September 27, 2023
USGBC Aims to Decarbonize Building Construction Industry
U.S. Green Building Council issues new report highlighting key actions and embodied carbon guidelines
On Tuesday, the U.S. Green Building Council (USGBC) and RMI (founded as Rocky Mountain Institute) released the report "Driving Action on Embodied Carbon in Buildings" to answer current questions about embodied carbon emissions and outline key actions to accelerate the decarbonization of the U.S. building construction sector.
The two organizations draw from a comprehensive foundation of research based on the most up-to-date and relevant data and industry knowledge to establish a set of recommendations and actions for embodied carbon, including:
The state of the data on embodied carbon
The opportunity to reduce embodied carbon from standard building practices
Current and emerging benchmarking standards
The carbon intensity of specific materials
Embodied carbon savings potential from reuse, recycling and circularity
Assessments of emerging and future low-embodied-carbon technologies
USGBC and RMI’s work will address embodied carbon emissions from building materials and be used to inform the regular development process for LEED v5, the next version of USGBC’s LEED rating system.
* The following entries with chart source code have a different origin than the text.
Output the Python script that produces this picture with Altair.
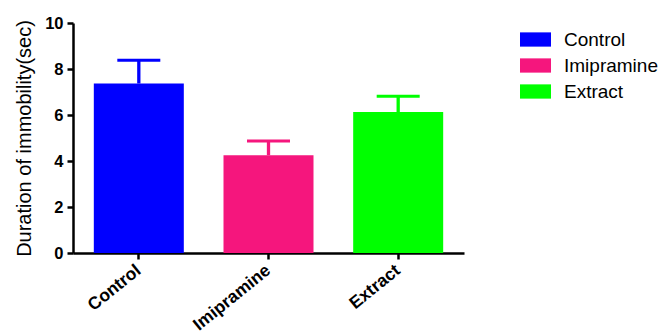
import altair as alt
import pandas as pd

groups = ["Control", "Imipramine", "Extract"]
means = [7.37, 4.25, 6.13]
sems = [1.01, 0.62, 0.68]
colors = ["#0000FF", "#F5167D", "#00FF00"]

df = pd.DataFrame({"group": groups, "mean": means, "sem": sems})
df["top"] = df["mean"] + df["sem"]

FONT = "Liberation Sans"

xenc = alt.X("group:N", sort=groups, title=None,
             scale=alt.Scale(paddingInner=0.305, paddingOuter=0.16),
             axis=alt.Axis(labelAngle=-39, labelAlign="right", labelBaseline="middle",
                           labelFontSize=17.5, labelFontWeight="bold", labelFont=FONT,
                           labelColor="black", tickSize=6, tickWidth=2.5, tickColor="black",
                           domainColor="black", domainWidth=2.5, labelPadding=9))
color = alt.Color("group:N", sort=groups,
                  scale=alt.Scale(domain=groups, range=colors),
                  legend=alt.Legend(title=None, orient="none", legendX=447, legendY=1,
                                    symbolType="M-1,-0.46H1V0.46H-1Z", symbolSize=961,
                                    symbolStrokeWidth=0, symbolOpacity=1,
                                    labelFontSize=19, labelFont=FONT, labelColor="black",
                                    rowPadding=-4, labelOffset=13, padding=0))

bars = alt.Chart(df).mark_bar(size=90, opacity=1).encode(
    x=xenc,
    y=alt.Y("mean:Q", title="Duration of immobility(sec)",
            scale=alt.Scale(domain=[0, 10], nice=False, zero=True),
            axis=alt.Axis(values=[0, 2, 4, 6, 8, 10], grid=False, labelFontSize=16.5,
                          labelFontWeight="bold", labelFont=FONT, labelColor="black",
                          tickSize=6, tickWidth=2.5, tickColor="black",
                          domainColor="black", domainWidth=2.5, labelPadding=4,
                          titleFont=FONT, titleFontSize=20, titleFontWeight="normal",
                          titleColor="black", titlePadding=10)),
    color=color,
)

stems = alt.Chart(df).mark_rule(strokeWidth=3.3, opacity=1).encode(
    x=alt.X("group:N", sort=groups),
    y="mean:Q",
    y2="top:Q",
    color=alt.Color("group:N", sort=groups, scale=alt.Scale(domain=groups, range=colors), legend=None),
)

caps = alt.Chart(df).mark_tick(size=43, thickness=3, opacity=1).encode(
    x=alt.X("group:N", sort=groups),
    y="top:Q",
    color=alt.Color("group:N", sort=groups, scale=alt.Scale(domain=groups, range=colors), legend=None),
)

chart = alt.layer(bars, stems, caps).properties(
    width=391, height=230,
    autosize=alt.AutoSizeParams(type="none"),
    padding={"left": 65, "top": 15, "right": 198, "bottom": 80},
).configure(background="white").configure_view(stroke=None)

chart.save("out.html", embed_options={"renderer": "svg", "actions": False})
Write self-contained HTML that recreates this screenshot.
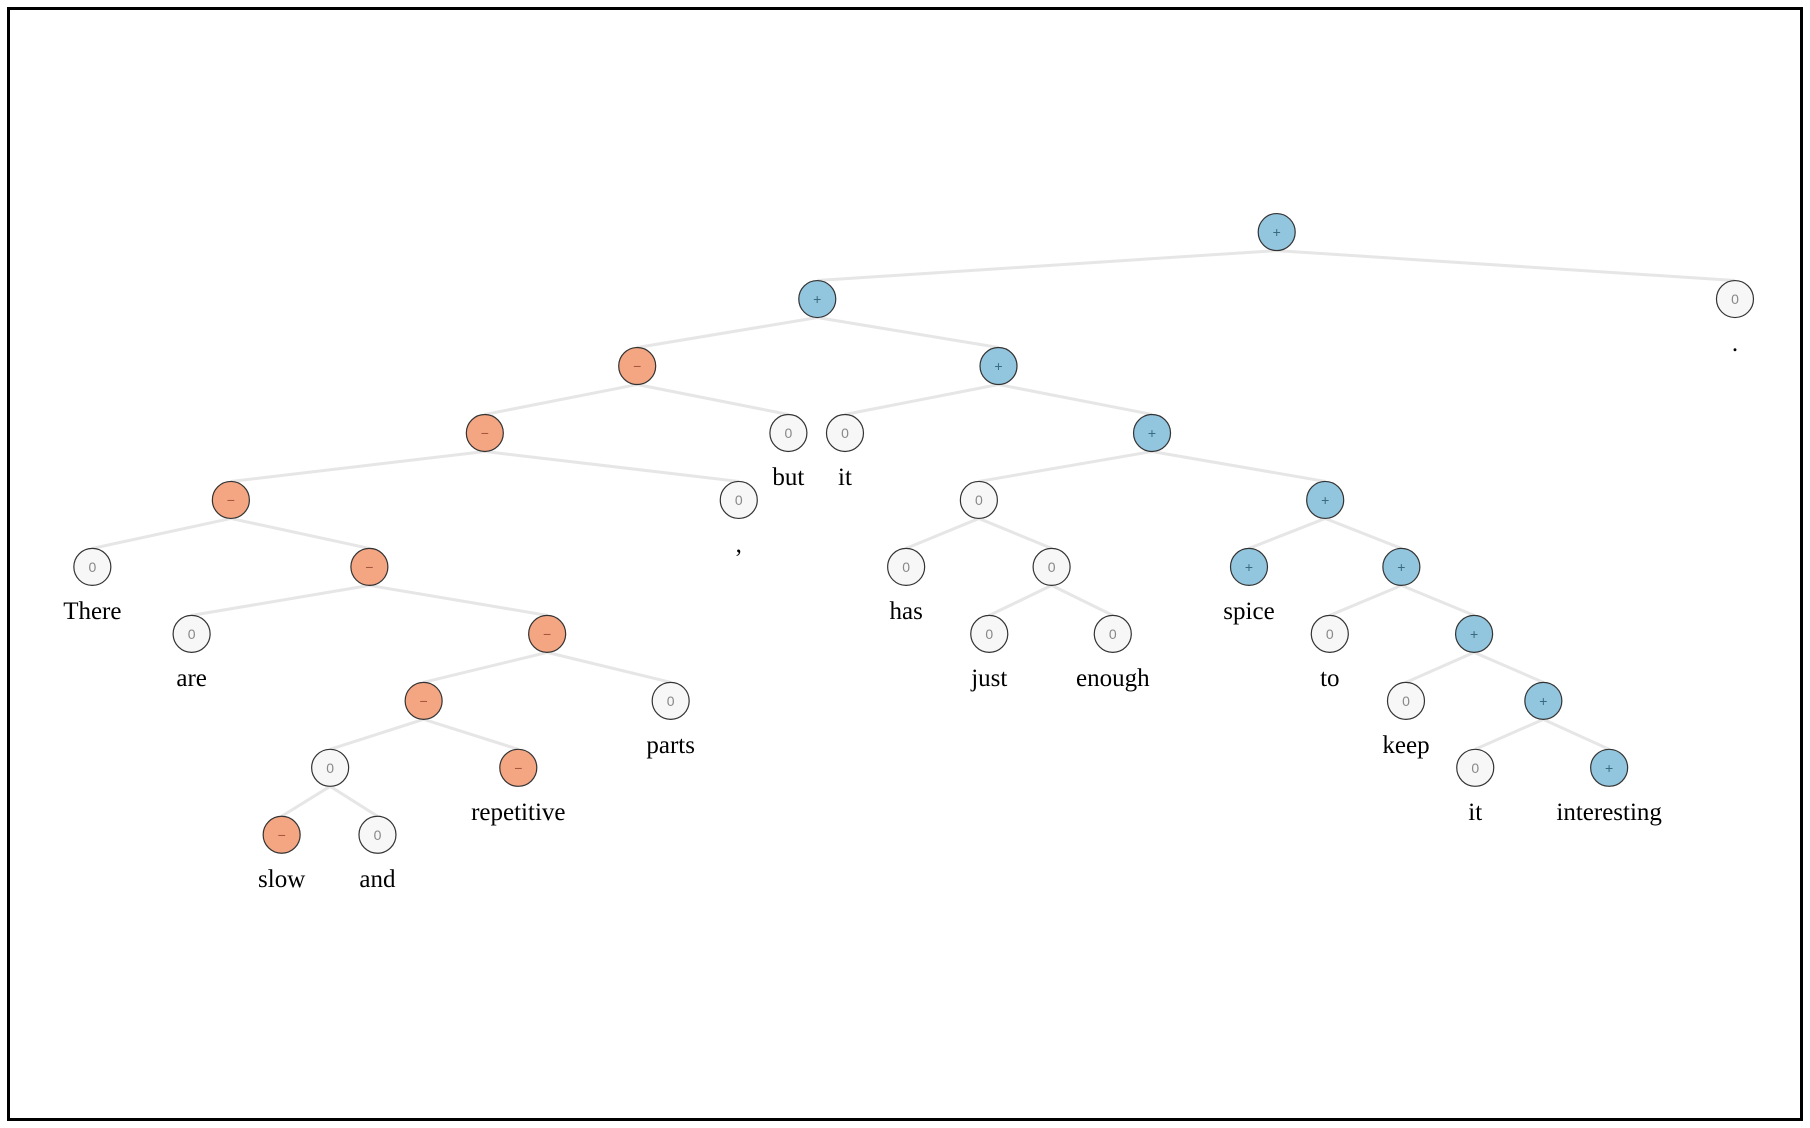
<!DOCTYPE html>
<html><head><meta charset="utf-8"><style>
html,body{margin:0;padding:0;background:#fff;}
#frame{position:absolute;left:7px;top:7px;width:1790px;height:1108px;border:3px solid #000;box-sizing:content-box;}
svg{position:absolute;left:0;top:0;}
</style></head><body>
<div id="frame"></div>
<svg id="tree" width="1810" height="1128"></svg>
<script>
// node data: display-x position index, depth, sentiment, word label, parent index
const nodeXs = [1106,708,1503,552,865,420,683,732,998,200,640,848,1148,80,320,785,911,1082,1214,166,474,857,964,1152,1277,367,581,1218,1337,286,449,1278,1394,244,327];
const nodeDepth = [0,1,1,2,2,3,3,3,3,4,4,4,4,5,5,5,5,5,5,6,6,6,6,6,6,7,7,7,7,8,8,8,8,9,9];
const nodeSent = ['+','+','0','-','+','-','0','0','+','-','0','0','+','0','-','0','0','+','+','0','-','0','0','0','+','-','0','0','+','0','-','0','+','-','0'];
const nodeWords = ['','','.','','','','but','it','','',',','','','There','','has','','spice','','are','','just','enough','to','','','parts','keep','','','repetitive','it','interesting','slow','and'];
const nodeParent = [-1,0,0,1,1,3,3,4,4,5,5,8,8,9,9,11,11,12,12,14,14,16,16,18,18,20,20,24,24,25,25,28,28,29,29];

const S = 1810/1568;
const R = 18.5;
const xPos = v => v*S;
const yPos = d => (201 + d*58)*1.1546;
const fill = {'+':'#92c5de','-':'#f4a582','0':'#f7f7f7'};
const sym = {'+':'+','-':'\u2212','0':'0'};
const NS = 'http://www.w3.org/2000/svg';
const svg = document.getElementById('tree');
const gE = document.createElementNS(NS,'g');


svg.appendChild(gE);
const gN = document.createElementNS(NS,'g');


svg.appendChild(gN);

for (let i=0;i<nodeXs.length;i++){
  const p = nodeParent[i];
  if (p<0) continue;
  const l = document.createElementNS(NS,'line');
  l.setAttribute('x1',xPos(nodeXs[p])); l.setAttribute('y1',yPos(nodeDepth[p])+R);
  l.setAttribute('x2',xPos(nodeXs[i])); l.setAttribute('y2',yPos(nodeDepth[i])-R);
  l.setAttribute('stroke','#e6e6e6'); l.setAttribute('stroke-width','3');
  
  
  gE.appendChild(l);
}
for (let i=0;i<nodeXs.length;i++){
  const cx = xPos(nodeXs[i]), cy = yPos(nodeDepth[i]);
  const c = document.createElementNS(NS,'circle');
  c.setAttribute('cx',cx); c.setAttribute('cy',cy); c.setAttribute('r',R);
  c.setAttribute('fill',fill[nodeSent[i]]); c.setAttribute('stroke','#333'); c.setAttribute('stroke-width','1.2');
  
  
  gN.appendChild(c);
  const t = document.createElementNS(NS,'text');
  t.setAttribute('x',cx); t.setAttribute('y',cy+5);
  t.setAttribute('text-anchor','middle');
  t.setAttribute('font-family','Liberation Sans, sans-serif');
  t.setAttribute('font-size','14');
  t.setAttribute('fill', nodeSent[i]==='0' ? '#888' : (nodeSent[i]==='+' ? '#3a6a80' : '#a0553a'));
  t.textContent = sym[nodeSent[i]];
  
  
  gN.appendChild(t);
  if (nodeWords[i]){
    const w = document.createElementNS(NS,'text');
    w.setAttribute('x',cx); w.setAttribute('y',cy+52);
    w.setAttribute('text-anchor','middle');
    w.setAttribute('font-family','Liberation Serif, serif');
    w.setAttribute('font-size','25');
    w.setAttribute('fill','#000');
    w.textContent = nodeWords[i];
    
    
    gN.appendChild(w);
  }
}
</script>
</body></html>
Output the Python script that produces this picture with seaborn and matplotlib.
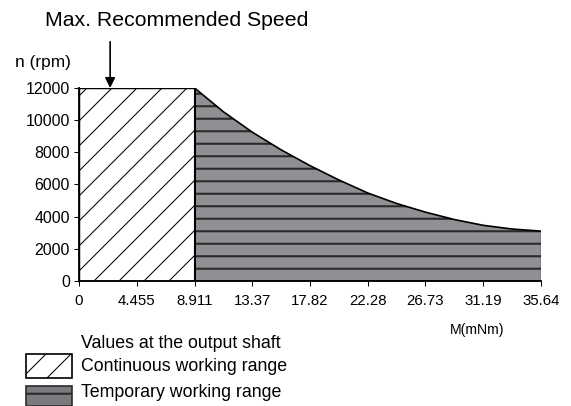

Updates on the development of LEED v5will be shared this week at the Greenbuild International Conference and Expo in Washington, D.C. LEED is the premier green building rating system that sets standards for sustainable building design, construction and operations. RMI brings deep expertise in embodied carbon to the table through its multi-year Embodied Carbon Initiative and is collaborating with USGBC to ensure that the approaches taken have as much impact as possible across the real estate industry.
“RMI is excited to work together with USGBC, providing relevant, cutting-edge research and information on reducing embodied carbon emissions as the rating system continues to push the building industry to be part of the climate solution by providing tangible approaches to achieve high-performance projects that are good for business and the planet,” said RMI’s Victor Olgyay, a carbon-free buildings expert at RMI.
“Addressing embodied carbon emissions in the building and construction sector is a challenge that will require an industry-wide approach and working with leading institutions like RMI,” said Melissa Baker, senior vice president at USGBC. “Our work together aims to provide recommendations and key takeaways to inform standard practices that will help us meet our global climate goals.”
The buildings and construction sector account for nearly 40% of all greenhouse gas (GHG) emissions. Embodied carbon emissions alone are 11% of GHG emissions, representing millions of tons of carbon emissions released during the life cycle of building materials, including extraction, manufacturing, transport, construction and disposal.
As this critical area of high-performance building design comes into focus for more architects, designers and builders, the collaboration between USGBC and RMI will guide best practices in low-embodied-carbon solutions while fostering rapid uptake and better decision-making informed by the latest research.